The groups will focus on West and Southwest Philadelphia, where a combined 85 people have been killed this year in shootings and 392 have been injured, according to the Community College of Philadelphia’s Center for Gun Violence Reporting.

On Sunday, at around 8:30 p.m. gunmen inside a car opened fire on another vehicle, which crashed in the parking lot of a Wendy’s on the 7700 block of Lindbergh Boulevard in the Eastwick neighborhood of Southwest Philadelphia, investigators said.

The suspects fatally shot the driver, a 25-year-old man, at close range and also shot a 24-year-old pregnant woman in the lower back. She and her unborn child are expected to survive, according to authorities.

Two hours later, in a seemingly unrelated incident, a 34-year-old man was found dead of a puncture wound to the neck in a back alley near the 6200 block of Woodland Avenue, also in Southwest Philadelphia, police said.

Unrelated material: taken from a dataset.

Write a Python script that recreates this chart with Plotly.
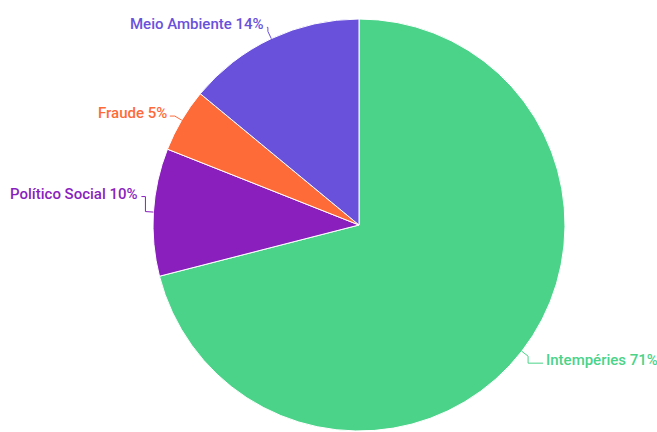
import math
import plotly.graph_objects as go

# ---- data ----
labels = ["Intempéries", "Político Social", "Fraude", "Meio Ambiente"]
values = [71, 10, 5, 14]
colors = ["#4BD38A", "#8A1FBE", "#FF6A39", "#6A51DB"]

# ---- layout settings ----
W, H = 657, 432
CX, CY, R = 359, 225, 206          # pie centre / radius in pixels
ELBOW = 8                          # radial length of leader line
# per-label text offset from the elbow (layout tweaks)
label_dx = [15, -4, -5, -1]
label_dy = [4, -18, -3, -7]
FONT = dict(family="Roboto, sans-serif", size=15, weight=500)

fig = go.Figure(go.Pie(
    labels=labels, values=values, sort=False, direction="clockwise", rotation=0,
    marker=dict(colors=colors, line=dict(color="white", width=1)),
    textinfo="none", hoverinfo="label+percent",
    domain=dict(x=[(CX - R) / W, (CX + R) / W], y=[1 - (CY + R) / H, 1 - (CY - R) / H]),
))

def px2paper(x, y):
    return x / W, 1 - y / H

total = sum(values)
cum = 0
annotations, shapes = [], []
for i, (lab, v) in enumerate(zip(labels, values)):
    mid = (cum + v / 2) / total * 2 * math.pi
    cum += v
    sx, sy = math.sin(mid), -math.cos(mid)
    px, py = CX + R * sx, CY + R * sy
    ex, ey = CX + (R + ELBOW) * sx, CY + (R + ELBOW) * sy
    right = sx >= 0
    tx = ex + label_dx[i]
    ty = ey + label_dy[i]
    line_end_y = ty + 3
    pts = [(px, py), (ex, ey), (ex, line_end_y), (tx, line_end_y)]
    path = "M " + " L ".join(f"{a/W},{1-b/H}" for a, b in pts)
    shapes.append(dict(type="path", path=path, xref="paper", yref="paper",
                       line=dict(color=colors[i], width=1)))
    ax_, ay_ = px2paper(tx + (1 if right else -1), ty)
    pct = round(v / total * 100)
    annotations.append(dict(
        x=ax_, y=ay_, xref="paper", yref="paper", showarrow=False,
        text=f"{lab} {pct}%", xanchor="left" if right else "right", yanchor="middle",
        font=dict(color=colors[i], **FONT),
    ))

fig.update_layout(
    width=W, height=H, margin=dict(l=0, r=0, t=0, b=0),
    showlegend=False, paper_bgcolor="white", plot_bgcolor="white",
    annotations=annotations, shapes=shapes,
)
fig.write_html("out.html", config={"displayModeBar": False},
               post_script="document.body.style.margin='0';document.body.style.overflow='hidden';")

“Sometimes from my perspective at least, it doesn’t feel like the city as a whole has fully appreciated the severity of our gun violence crisis,” said City Councilwoman Jamie Gauthier, whose district includes West Philadelphia.

“But in our communities here in West and Southwest Philly, we are so disproportionately impacted that we don’t have the luxury of turning a blind eye to this issue,” she added.

Maxwell said the collaborative office will allow crisis response teams to reach victims and their families sooner and refer them to long-term services.

Additional organizations may join the West/Southwest Collaborative, representatives said, and McGlynn said AVP hopes to replicate the model in other sections of the city.

“Complex problems require complex solutions,” McGlynn said. “We need to do things differently. And when we come together, we can make a collective impact.”